==== Provided material

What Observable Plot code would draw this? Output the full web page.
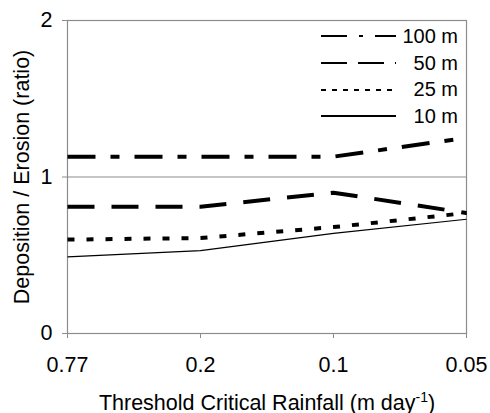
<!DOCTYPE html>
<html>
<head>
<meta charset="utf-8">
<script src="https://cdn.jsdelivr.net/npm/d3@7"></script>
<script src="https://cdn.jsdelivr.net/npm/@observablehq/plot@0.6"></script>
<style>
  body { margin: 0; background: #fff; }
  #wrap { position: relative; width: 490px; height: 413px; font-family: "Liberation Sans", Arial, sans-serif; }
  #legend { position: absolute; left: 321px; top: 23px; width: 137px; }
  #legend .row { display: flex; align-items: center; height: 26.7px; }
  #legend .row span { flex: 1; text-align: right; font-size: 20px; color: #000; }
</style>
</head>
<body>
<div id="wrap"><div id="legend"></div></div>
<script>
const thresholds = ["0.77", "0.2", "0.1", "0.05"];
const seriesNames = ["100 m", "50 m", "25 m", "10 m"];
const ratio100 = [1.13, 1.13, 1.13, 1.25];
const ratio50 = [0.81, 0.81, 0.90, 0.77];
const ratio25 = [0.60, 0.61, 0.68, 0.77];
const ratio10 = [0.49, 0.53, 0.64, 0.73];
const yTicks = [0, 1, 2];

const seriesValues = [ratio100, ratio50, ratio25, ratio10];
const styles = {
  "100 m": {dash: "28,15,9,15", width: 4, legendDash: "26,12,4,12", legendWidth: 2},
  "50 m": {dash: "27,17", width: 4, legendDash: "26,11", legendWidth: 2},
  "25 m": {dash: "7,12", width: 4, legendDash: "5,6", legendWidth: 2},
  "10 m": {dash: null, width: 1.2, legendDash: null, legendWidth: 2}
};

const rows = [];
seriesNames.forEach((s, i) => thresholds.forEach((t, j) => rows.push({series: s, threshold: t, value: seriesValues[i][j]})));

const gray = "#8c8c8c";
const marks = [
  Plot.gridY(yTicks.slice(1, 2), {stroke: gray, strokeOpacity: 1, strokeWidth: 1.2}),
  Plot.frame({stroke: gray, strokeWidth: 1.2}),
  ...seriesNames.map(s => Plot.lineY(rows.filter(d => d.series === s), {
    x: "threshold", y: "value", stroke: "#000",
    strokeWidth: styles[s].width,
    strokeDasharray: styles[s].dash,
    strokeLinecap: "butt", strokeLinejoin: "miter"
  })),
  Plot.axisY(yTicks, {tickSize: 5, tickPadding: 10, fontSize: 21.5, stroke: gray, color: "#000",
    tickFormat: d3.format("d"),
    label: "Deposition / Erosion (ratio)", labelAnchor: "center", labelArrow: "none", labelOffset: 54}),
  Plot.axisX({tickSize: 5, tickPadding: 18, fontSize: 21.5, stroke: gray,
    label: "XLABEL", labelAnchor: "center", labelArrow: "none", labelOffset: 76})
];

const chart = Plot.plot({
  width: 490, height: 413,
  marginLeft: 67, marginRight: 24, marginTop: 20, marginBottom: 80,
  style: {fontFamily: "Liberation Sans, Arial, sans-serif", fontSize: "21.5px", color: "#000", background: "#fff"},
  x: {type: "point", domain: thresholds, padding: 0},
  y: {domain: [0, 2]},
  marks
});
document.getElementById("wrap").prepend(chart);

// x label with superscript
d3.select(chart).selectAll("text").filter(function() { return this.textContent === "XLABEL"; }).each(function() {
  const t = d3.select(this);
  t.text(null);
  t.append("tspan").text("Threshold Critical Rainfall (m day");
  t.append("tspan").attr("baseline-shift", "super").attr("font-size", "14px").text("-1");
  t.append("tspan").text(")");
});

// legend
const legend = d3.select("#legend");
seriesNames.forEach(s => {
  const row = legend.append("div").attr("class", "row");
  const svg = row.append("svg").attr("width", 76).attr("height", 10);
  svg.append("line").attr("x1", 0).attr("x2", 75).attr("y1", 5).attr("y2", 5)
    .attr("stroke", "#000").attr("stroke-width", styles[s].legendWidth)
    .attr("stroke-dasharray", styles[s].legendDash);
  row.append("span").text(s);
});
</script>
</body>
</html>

========

> _What to produce_: Reproduce the material in full, word for word, and omit the pictures.

> _Output of the task_:
What Observable Plot code would draw this? Output the full web page.
<!DOCTYPE html>
<html>
<head>
<meta charset="utf-8">
<script src="https://cdn.jsdelivr.net/npm/d3@7"></script>
<script src="https://cdn.jsdelivr.net/npm/@observablehq/plot@0.6"></script>
<style>
  body { margin: 0; background: #fff; }
  #wrap { position: relative; width: 490px; height: 413px; font-family: "Liberation Sans", Arial, sans-serif; }
  #legend { position: absolute; left: 321px; top: 23px; width: 137px; }
  #legend .row { display: flex; align-items: center; height: 26.7px; }
  #legend .row span { flex: 1; text-align: right; font-size: 20px; color: #000; }
</style>
</head>
<body>
<div id="wrap"><div id="legend"></div></div>
<script>
const thresholds = ["0.77", "0.2", "0.1", "0.05"];
const seriesNames = ["100 m", "50 m", "25 m", "10 m"];
const ratio100 = [1.13, 1.13, 1.13, 1.25];
const ratio50 = [0.81, 0.81, 0.90, 0.77];
const ratio25 = [0.60, 0.61, 0.68, 0.77];
const ratio10 = [0.49, 0.53, 0.64, 0.73];
const yTicks = [0, 1, 2];

const seriesValues = [ratio100, ratio50, ratio25, ratio10];
const styles = {
  "100 m": {dash: "28,15,9,15", width: 4, legendDash: "26,12,4,12", legendWidth: 2},
  "50 m": {dash: "27,17", width: 4, legendDash: "26,11", legendWidth: 2},
  "25 m": {dash: "7,12", width: 4, legendDash: "5,6", legendWidth: 2},
  "10 m": {dash: null, width: 1.2, legendDash: null, legendWidth: 2}
};

const rows = [];
seriesNames.forEach((s, i) => thresholds.forEach((t, j) => rows.push({series: s, threshold: t, value: seriesValues[i][j]})));

const gray = "#8c8c8c";
const marks = [
  Plot.gridY(yTicks.slice(1, 2), {stroke: gray, strokeOpacity: 1, strokeWidth: 1.2}),
  Plot.frame({stroke: gray, strokeWidth: 1.2}),
  ...seriesNames.map(s => Plot.lineY(rows.filter(d => d.series === s), {
    x: "threshold", y: "value", stroke: "#000",
    strokeWidth: styles[s].width,
    strokeDasharray: styles[s].dash,
    strokeLinecap: "butt", strokeLinejoin: "miter"
  })),
  Plot.axisY(yTicks, {tickSize: 5, tickPadding: 10, fontSize: 21.5, stroke: gray, color: "#000",
    tickFormat: d3.format("d"),
    label: "Deposition / Erosion (ratio)", labelAnchor: "center", labelArrow: "none", labelOffset: 54}),
  Plot.axisX({tickSize: 5, tickPadding: 18, fontSize: 21.5, stroke: gray,
    label: "XLABEL", labelAnchor: "center", labelArrow: "none", labelOffset: 76})
];

const chart = Plot.plot({
  width: 490, height: 413,
  marginLeft: 67, marginRight: 24, marginTop: 20, marginBottom: 80,
  style: {fontFamily: "Liberation Sans, Arial, sans-serif", fontSize: "21.5px", color: "#000", background: "#fff"},
  x: {type: "point", domain: thresholds, padding: 0},
  y: {domain: [0, 2]},
  marks
});
document.getElementById("wrap").prepend(chart);

// x label with superscript
d3.select(chart).selectAll("text").filter(function() { return this.textContent === "XLABEL"; }).each(function() {
  const t = d3.select(this);
  t.text(null);
  t.append("tspan").text("Threshold Critical Rainfall (m day");
  t.append("tspan").attr("baseline-shift", "super").attr("font-size", "14px").text("-1");
  t.append("tspan").text(")");
});

// legend
const legend = d3.select("#legend");
seriesNames.forEach(s => {
  const row = legend.append("div").attr("class", "row");
  const svg = row.append("svg").attr("width", 76).attr("height", 10);
  svg.append("line").attr("x1", 0).attr("x2", 75).attr("y1", 5).attr("y2", 5)
    .attr("stroke", "#000").attr("stroke-width", styles[s].legendWidth)
    .attr("stroke-dasharray", styles[s].legendDash);
  row.append("span").text(s);
});
</script>
</body>
</html>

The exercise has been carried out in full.